Realistic Simulations of the Galactic Polarized Foreground: Consequences for 21-cm Reionization Detection Experiments

TL;DR

This paper presents realistic simulations of Galactic polarized foregrounds, crucial for 21-cm EoR experiments, highlighting how polarized emission can mimic the EoR signal and affect detection.

Contribution

It introduces detailed simulations of Galactic synchrotron and free-free emission, including polarization and Faraday effects, for improved EoR foreground modeling.

Findings

Simulated polarized Galactic emission can mimic EoR signals.

Instrumental calibration errors can cause leakage of polarized into total intensity.

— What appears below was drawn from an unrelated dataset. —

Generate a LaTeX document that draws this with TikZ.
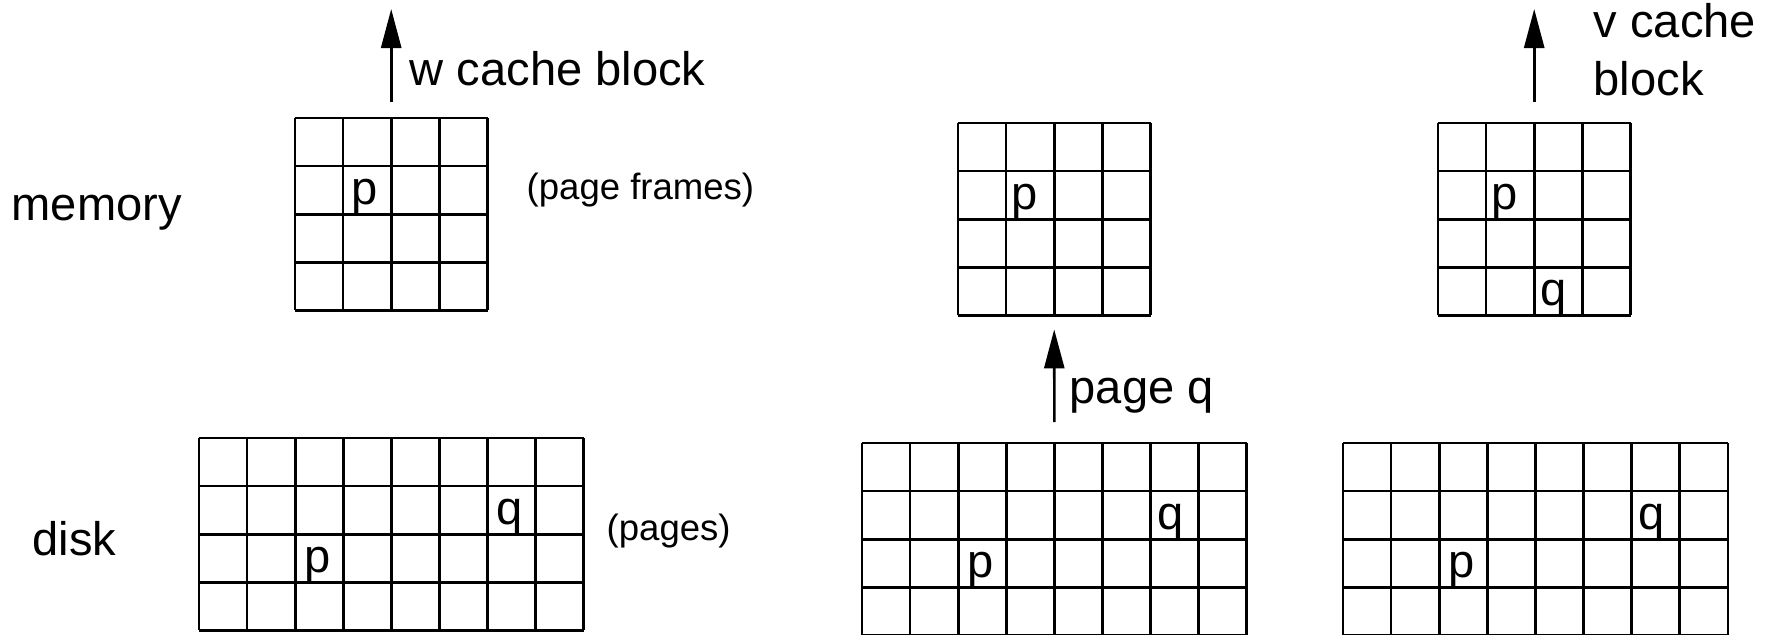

Realistic simulations are essential for accurate EoR detection strategies.

Abstract

Experiments designed to measure the redshifted 21~cm line from the Epoch of Reionization (EoR) are challenged by strong astrophysical foreground contamination, ionospheric distortions, complex instrumental response and other different types of noise (e.g. radio frequency interference). The astrophysical foregrounds are dominated by diffuse synchrotron emission from our Galaxy. Here we present a simulation of the Galactic emission used as a foreground module for the LOFAR- EoR key science project end-to-end simulations. The simulation produces total and polarized intensity over $10^\circ \times 10^\circ$ maps of the Galactic synchrotron and free-free emission, including all observed characteristics of the emission: spatial fluctuations of amplitude and spectral index of the synchrotron emission, together with Faraday rotation effects. The importance of these simulations arise from the fact that the Galactic polarized emission could behave in a manner similar to the EoR signal along the frequency direction. As a consequence, an improper instrumental calibration will give rise to leakages of the polarized to the total signal and mask the desired EoR signal. In this paper we address this for the first time through realistic simulations.